Fleming, whose only elective office prior to 2008 had been a term as coroner of Webster Parish, was a rank outsider when he first ran. He would have had a difficult time winning the primary (reinstituted after an absence of over three decades) had either of a pair of prominent GOP candidates, Caddo Sheriff Steve Prator or state Rep. Mike Powell, decided to take the plunge.

They declined, and the field at first lined up with Fleming and added another. The later addition, then-state Rep. Jeff Thompson, came with the backing of activists and officials in the district’s second parish in population (and Republicans), Bossier as well as with outgoing GOP Rep. Jim McCrery, who wanted an insider. That’s because they didn’t think much of the first insider to get it, from Caddo the largest in population (also in GOP voters), Chris Gorman, who, unlike Thompson, built his insider credentials through big donations to big-name candidates, such as in the previous year to victorious gubernatorial candidate Republican Bobby Jindal.

Gorman made up for his lack of positive name recognition by spending all outdoors, loaning himself nearly $1.8 million, and he lapped the field in spending throughout the primary, which leveraged him into the runoff. Fleming loaned himself $1 million and also made it. Thompson loaned himself much less spent much less, ending up as a near-miss.
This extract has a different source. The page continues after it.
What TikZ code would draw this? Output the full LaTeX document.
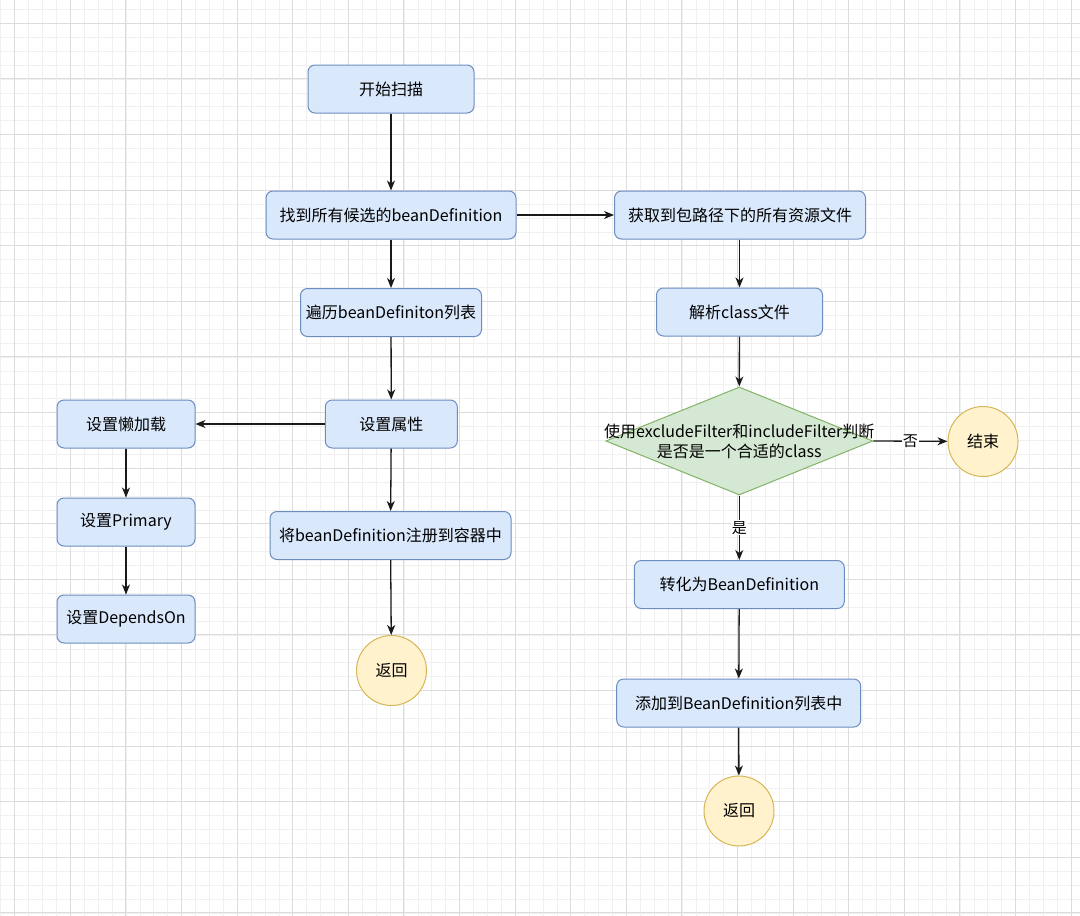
\documentclass[tikz,border=0pt]{standalone}
\usepackage{fontspec}
\setmainfont{Noto Sans CJK SC}
\usetikzlibrary{arrows.meta,shapes.geometric}
\definecolor{boxfill}{HTML}{DAE8FC}
\definecolor{boxline}{HTML}{6C8EBF}
\definecolor{dfill}{HTML}{D5E8D4}
\definecolor{dline}{HTML}{82B366}
\definecolor{cfill}{HTML}{FFF2CC}
\definecolor{cline}{HTML}{D6B656}
\definecolor{gmajor}{HTML}{DCDCDC}
\definecolor{gminor}{HTML}{F0F0F0}
\definecolor{edge}{HTML}{1A1A1A}
\tikzset{
  proc/.style={draw=boxline, fill=boxfill, line width=1pt, rounded corners=7pt,
    minimum height=48pt, inner sep=0pt, font=\fontsize{16}{19}\selectfont, text=black},
  term/.style={draw=cline, fill=cfill, line width=1pt, circle, minimum size=70pt,
    inner sep=0pt, font=\fontsize{16}{19}\selectfont},
  dec/.style={draw=dline, fill=dfill, line width=1pt, diamond, minimum width=267pt,
    minimum height=108pt, inner sep=0pt},
  flow/.style={draw=edge, line width=1.3pt, -{Stealth[length=10pt,width=8pt,inset=3pt]}},
  lbl/.style={fill=white, inner sep=1pt, font=\fontsize{15}{18}\selectfont}
}
\begin{document}
\begin{tikzpicture}[x=1pt,y=-1pt]
\useasboundingbox (0,0) rectangle (1080,916);
\fill[white] (0,0) rectangle (1080,916);
% grid
\foreach \i in {-1,...,78} {
  \draw[gminor, line width=0.6pt] ({14.7+13.9*\i},0) -- ({14.7+13.9*\i},916);
}
\foreach \j in {-2,...,66} {
  \draw[gminor, line width=0.6pt] (0,{23.3+13.9*\j}) -- (1080,{23.3+13.9*\j});
}
\foreach \i in {0,...,19} {
  \draw[gmajor, line width=1pt] ({14.7+55.6*\i},0) -- ({14.7+55.6*\i},916);
}
\foreach \j in {0,...,16} {
  \draw[gmajor, line width=1pt] (0,{23.3+55.6*\j}) -- (1080,{23.3+55.6*\j});
}
% nodes
\node[proc, minimum width=166pt] (start) at (391,89) {开始扫描};
\node[proc, minimum width=250pt] (find) at (391,215) {找到所有候选的beanDefinition};
\node[proc, minimum width=251pt] (res) at (740,215) {获取到包路径下的所有资源文件};
\node[proc, minimum width=181pt] (iter) at (391,312.5) {遍历beanDefiniton列表};
\node[proc, minimum width=166pt] (parse) at (739.5,312) {解析class文件};
\node[proc, minimum width=132pt] (attr) at (391.3,424) {设置属性};
\node[proc, minimum width=138pt] (lazy) at (126,424) {设置懒加载};
\node[proc, minimum width=138pt] (prim) at (126,522) {设置Primary};
\node[proc, minimum width=138pt] (dep) at (126,619) {设置DependsOn};
\node[proc, minimum width=241pt] (reg) at (390.5,535.5) {将beanDefinition注册到容器中};
\node[term] (ret1) at (391.5,670.5) {返回};
\node[dec] (dia) at (739.3,441) {};
\node[font=\fontsize{16}{20}\selectfont, align=center, inner sep=0pt] (dtext) at (739.3,441.5)
  {使用excludeFilter和includeFilter判断\\是否是一个合适的class};
\node[term] (endn) at (983,441.5) {结束};
\node[proc, minimum width=210pt] (conv) at (739.3,584.5) {转化为BeanDefinition};
\node[proc, minimum width=244pt] (add) at (738.7,703) {添加到BeanDefinition列表中};
\node[term] (ret2) at (739,811) {返回};
% edges
\draw[flow] (start) -- (find);
\draw[flow] (find) -- (res);
\draw[flow] (find) -- (iter);
\draw[flow] (iter) -- (attr);
\draw[flow] (attr) -- (lazy);
\draw[flow] (lazy) -- (prim);
\draw[flow] (prim) -- (dep);
\draw[flow] (attr) -- (reg);
\draw[flow] (reg) -- (ret1);
\draw[flow] (res.south -| parse.north) -- (parse);
\draw[flow] (parse) -- (dia.north);
\draw[flow] (dia.east) -- node[lbl] (no) {否} (endn);
\draw[flow] (dia.south) -- node[lbl, pos=0.5] (yes) {是} (conv);
\draw[flow] (conv) -- (add);
\draw[flow] (add) -- (ret2);
\end{tikzpicture}
\end{document}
Despite being outspent, Fleming won the runoff because he left no doubt about his full-spectrum conservatism while GOP voters had reservations about Gorman, who seldom rose above mouthing broad platitudes, had been in the state fewer than five years, made questionable statements about his background, and who for years hadn’t even been registered as a Republican. Fleming’s reward? Facing Democrat Caddo Parish District Attorney Paul Carmouche in the general election.

The DA for three decades, Carmouche had plenty of campaign dough and activist resources upon which to draw – but these were dwindling as white voters in particular were abandoning the party, which showed when he was forced into a primary runoff with a black political unknown. He won that, but then, despite outspending Fleming with huge dollars rolling in from Democrat activists and groups (many out of state), black voters disproportionately stayed home for the general election, handing Fleming a narrow win and what would turn out to be four terms in Congress.

Now in 2026, there is big state and outside money backing, with organizations to match, Letlow and Cassidy. The latter is spending enormously to try to reverse an image unflattering to many Republican voters and to prevent Letlow’s smaller but considerable resources from avoiding his shaping her image as unflattering. It keeps both from burnishing their conservative credentials to match Fleming’s who again finds himself as the demonstrably conservative outsider and reaping the rewards. Which may in 2026, as it did in 2008, propel him to victory.